* Start *

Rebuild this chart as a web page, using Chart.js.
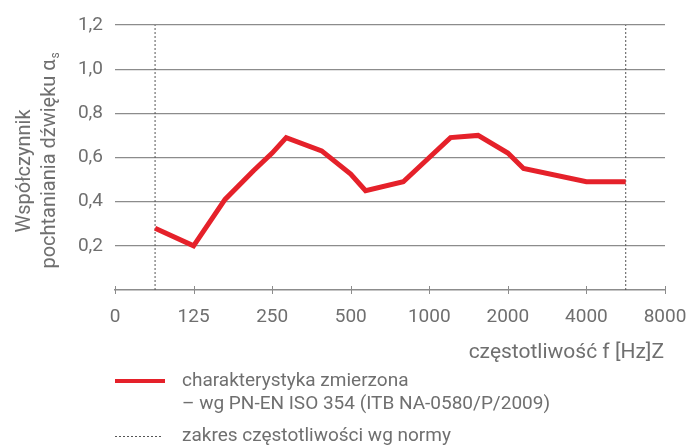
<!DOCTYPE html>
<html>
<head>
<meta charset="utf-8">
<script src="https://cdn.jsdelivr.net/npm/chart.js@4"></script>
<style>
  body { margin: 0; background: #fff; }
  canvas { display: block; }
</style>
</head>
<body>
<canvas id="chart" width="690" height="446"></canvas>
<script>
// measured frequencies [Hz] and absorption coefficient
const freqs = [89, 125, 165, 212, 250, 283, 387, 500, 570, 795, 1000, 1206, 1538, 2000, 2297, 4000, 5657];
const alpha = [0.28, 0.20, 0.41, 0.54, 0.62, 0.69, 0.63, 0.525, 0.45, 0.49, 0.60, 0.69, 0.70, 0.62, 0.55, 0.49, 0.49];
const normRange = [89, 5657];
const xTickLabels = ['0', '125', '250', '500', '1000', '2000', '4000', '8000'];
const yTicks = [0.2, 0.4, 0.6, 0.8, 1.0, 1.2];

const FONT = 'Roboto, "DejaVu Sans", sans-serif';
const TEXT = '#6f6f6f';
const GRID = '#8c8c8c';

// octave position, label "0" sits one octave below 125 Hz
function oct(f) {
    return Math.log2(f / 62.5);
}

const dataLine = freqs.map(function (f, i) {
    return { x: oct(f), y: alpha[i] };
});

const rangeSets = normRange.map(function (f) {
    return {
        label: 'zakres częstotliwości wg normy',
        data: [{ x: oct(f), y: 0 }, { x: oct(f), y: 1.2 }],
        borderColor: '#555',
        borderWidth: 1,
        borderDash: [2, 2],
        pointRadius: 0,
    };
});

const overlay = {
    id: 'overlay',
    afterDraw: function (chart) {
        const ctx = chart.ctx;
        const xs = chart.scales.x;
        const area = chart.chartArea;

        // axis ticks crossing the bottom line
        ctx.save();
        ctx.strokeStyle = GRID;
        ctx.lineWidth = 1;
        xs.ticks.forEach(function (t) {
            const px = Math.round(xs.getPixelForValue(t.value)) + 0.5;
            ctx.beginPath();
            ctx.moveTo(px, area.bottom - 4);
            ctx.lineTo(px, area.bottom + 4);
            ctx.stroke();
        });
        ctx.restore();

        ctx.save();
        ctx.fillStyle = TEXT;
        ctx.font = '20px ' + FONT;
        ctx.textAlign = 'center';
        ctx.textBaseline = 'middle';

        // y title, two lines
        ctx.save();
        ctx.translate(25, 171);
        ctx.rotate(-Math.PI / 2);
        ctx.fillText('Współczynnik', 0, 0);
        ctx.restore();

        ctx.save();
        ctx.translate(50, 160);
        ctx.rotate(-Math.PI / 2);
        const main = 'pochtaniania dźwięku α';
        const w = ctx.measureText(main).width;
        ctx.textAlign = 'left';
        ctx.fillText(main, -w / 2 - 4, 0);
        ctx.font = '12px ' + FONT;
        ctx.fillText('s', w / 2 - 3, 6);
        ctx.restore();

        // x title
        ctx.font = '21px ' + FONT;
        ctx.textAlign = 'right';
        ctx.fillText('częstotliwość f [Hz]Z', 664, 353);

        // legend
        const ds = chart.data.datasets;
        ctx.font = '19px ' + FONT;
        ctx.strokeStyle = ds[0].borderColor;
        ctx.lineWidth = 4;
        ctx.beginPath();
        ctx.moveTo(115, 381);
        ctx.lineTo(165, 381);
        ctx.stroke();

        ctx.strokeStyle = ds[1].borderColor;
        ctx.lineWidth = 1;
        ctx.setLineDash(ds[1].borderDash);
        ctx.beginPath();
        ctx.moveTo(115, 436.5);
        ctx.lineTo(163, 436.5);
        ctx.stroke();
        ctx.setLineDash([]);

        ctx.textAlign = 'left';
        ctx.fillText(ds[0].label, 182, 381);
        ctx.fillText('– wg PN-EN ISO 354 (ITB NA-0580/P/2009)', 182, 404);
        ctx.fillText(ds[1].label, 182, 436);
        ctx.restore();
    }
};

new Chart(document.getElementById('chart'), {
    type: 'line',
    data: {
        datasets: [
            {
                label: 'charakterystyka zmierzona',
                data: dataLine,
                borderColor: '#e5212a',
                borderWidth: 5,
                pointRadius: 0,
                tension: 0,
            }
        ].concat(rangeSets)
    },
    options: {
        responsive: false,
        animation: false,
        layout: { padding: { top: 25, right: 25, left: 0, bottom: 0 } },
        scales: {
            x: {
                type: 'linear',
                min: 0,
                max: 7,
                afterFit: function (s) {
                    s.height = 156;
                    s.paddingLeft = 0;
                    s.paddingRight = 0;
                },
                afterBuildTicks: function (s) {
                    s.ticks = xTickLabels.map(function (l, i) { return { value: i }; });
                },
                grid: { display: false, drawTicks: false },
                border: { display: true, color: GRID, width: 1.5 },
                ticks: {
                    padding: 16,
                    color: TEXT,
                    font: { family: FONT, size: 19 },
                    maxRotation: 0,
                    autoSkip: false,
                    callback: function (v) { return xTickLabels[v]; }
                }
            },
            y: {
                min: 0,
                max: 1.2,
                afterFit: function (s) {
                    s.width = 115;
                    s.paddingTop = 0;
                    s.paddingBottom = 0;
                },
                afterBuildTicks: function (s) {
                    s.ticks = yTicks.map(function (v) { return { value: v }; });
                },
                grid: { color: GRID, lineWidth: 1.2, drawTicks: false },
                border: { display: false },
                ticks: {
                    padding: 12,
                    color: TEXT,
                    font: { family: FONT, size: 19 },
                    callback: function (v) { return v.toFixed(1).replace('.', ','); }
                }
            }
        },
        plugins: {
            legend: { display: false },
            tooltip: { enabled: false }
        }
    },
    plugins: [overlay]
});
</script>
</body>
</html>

* End *

Stated task: Copy the material exactly. Do not include the pictures.

Worked answer:
Rebuild this chart as a web page, using Chart.js.
<!DOCTYPE html>
<html>
<head>
<meta charset="utf-8">
<script src="https://cdn.jsdelivr.net/npm/chart.js@4"></script>
<style>
  body { margin: 0; background: #fff; }
  canvas { display: block; }
</style>
</head>
<body>
<canvas id="chart" width="690" height="446"></canvas>
<script>
// measured frequencies [Hz] and absorption coefficient
const freqs = [89, 125, 165, 212, 250, 283, 387, 500, 570, 795, 1000, 1206, 1538, 2000, 2297, 4000, 5657];
const alpha = [0.28, 0.20, 0.41, 0.54, 0.62, 0.69, 0.63, 0.525, 0.45, 0.49, 0.60, 0.69, 0.70, 0.62, 0.55, 0.49, 0.49];
const normRange = [89, 5657];
const xTickLabels = ['0', '125', '250', '500', '1000', '2000', '4000', '8000'];
const yTicks = [0.2, 0.4, 0.6, 0.8, 1.0, 1.2];

const FONT = 'Roboto, "DejaVu Sans", sans-serif';
const TEXT = '#6f6f6f';
const GRID = '#8c8c8c';

// octave position, label "0" sits one octave below 125 Hz
function oct(f) {
    return Math.log2(f / 62.5);
}

const dataLine = freqs.map(function (f, i) {
    return { x: oct(f), y: alpha[i] };
});

const rangeSets = normRange.map(function (f) {
    return {
        label: 'zakres częstotliwości wg normy',
        data: [{ x: oct(f), y: 0 }, { x: oct(f), y: 1.2 }],
        borderColor: '#555',
        borderWidth: 1,
        borderDash: [2, 2],
        pointRadius: 0,
    };
});

const overlay = {
    id: 'overlay',
    afterDraw: function (chart) {
        const ctx = chart.ctx;
        const xs = chart.scales.x;
        const area = chart.chartArea;

        // axis ticks crossing the bottom line
        ctx.save();
        ctx.strokeStyle = GRID;
        ctx.lineWidth = 1;
        xs.ticks.forEach(function (t) {
            const px = Math.round(xs.getPixelForValue(t.value)) + 0.5;
            ctx.beginPath();
            ctx.moveTo(px, area.bottom - 4);
            ctx.lineTo(px, area.bottom + 4);
            ctx.stroke();
        });
        ctx.restore();

        ctx.save();
        ctx.fillStyle = TEXT;
        ctx.font = '20px ' + FONT;
        ctx.textAlign = 'center';
        ctx.textBaseline = 'middle';

        // y title, two lines
        ctx.save();
        ctx.translate(25, 171);
        ctx.rotate(-Math.PI / 2);
        ctx.fillText('Współczynnik', 0, 0);
        ctx.restore();

        ctx.save();
        ctx.translate(50, 160);
        ctx.rotate(-Math.PI / 2);
        const main = 'pochtaniania dźwięku α';
        const w = ctx.measureText(main).width;
        ctx.textAlign = 'left';
        ctx.fillText(main, -w / 2 - 4, 0);
        ctx.font = '12px ' + FONT;
        ctx.fillText('s', w / 2 - 3, 6);
        ctx.restore();

        // x title
        ctx.font = '21px ' + FONT;
        ctx.textAlign = 'right';
        ctx.fillText('częstotliwość f [Hz]Z', 664, 353);

        // legend
        const ds = chart.data.datasets;
        ctx.font = '19px ' + FONT;
        ctx.strokeStyle = ds[0].borderColor;
        ctx.lineWidth = 4;
        ctx.beginPath();
        ctx.moveTo(115, 381);
        ctx.lineTo(165, 381);
        ctx.stroke();

        ctx.strokeStyle = ds[1].borderColor;
        ctx.lineWidth = 1;
        ctx.setLineDash(ds[1].borderDash);
        ctx.beginPath();
        ctx.moveTo(115, 436.5);
        ctx.lineTo(163, 436.5);
        ctx.stroke();
        ctx.setLineDash([]);

        ctx.textAlign = 'left';
        ctx.fillText(ds[0].label, 182, 381);
        ctx.fillText('– wg PN-EN ISO 354 (ITB NA-0580/P/2009)', 182, 404);
        ctx.fillText(ds[1].label, 182, 436);
        ctx.restore();
    }
};

new Chart(document.getElementById('chart'), {
    type: 'line',
    data: {
        datasets: [
            {
                label: 'charakterystyka zmierzona',
                data: dataLine,
                borderColor: '#e5212a',
                borderWidth: 5,
                pointRadius: 0,
                tension: 0,
            }
        ].concat(rangeSets)
    },
    options: {
        responsive: false,
        animation: false,
        layout: { padding: { top: 25, right: 25, left: 0, bottom: 0 } },
        scales: {
            x: {
                type: 'linear',
                min: 0,
                max: 7,
                afterFit: function (s) {
                    s.height = 156;
                    s.paddingLeft = 0;
                    s.paddingRight = 0;
                },
                afterBuildTicks: function (s) {
                    s.ticks = xTickLabels.map(function (l, i) { return { value: i }; });
                },
                grid: { display: false, drawTicks: false },
                border: { display: true, color: GRID, width: 1.5 },
                ticks: {
                    padding: 16,
                    color: TEXT,
                    font: { family: FONT, size: 19 },
                    maxRotation: 0,
                    autoSkip: false,
                    callback: function (v) { return xTickLabels[v]; }
                }
            },
            y: {
                min: 0,
                max: 1.2,
                afterFit: function (s) {
                    s.width = 115;
                    s.paddingTop = 0;
                    s.paddingBottom = 0;
                },
                afterBuildTicks: function (s) {
                    s.ticks = yTicks.map(function (v) { return { value: v }; });
                },
                grid: { color: GRID, lineWidth: 1.2, drawTicks: false },
                border: { display: false },
                ticks: {
                    padding: 12,
                    color: TEXT,
                    font: { family: FONT, size: 19 },
                    callback: function (v) { return v.toFixed(1).replace('.', ','); }
                }
            }
        },
        plugins: {
            legend: { display: false },
            tooltip: { enabled: false }
        }
    },
    plugins: [overlay]
});
</script>
</body>
</html>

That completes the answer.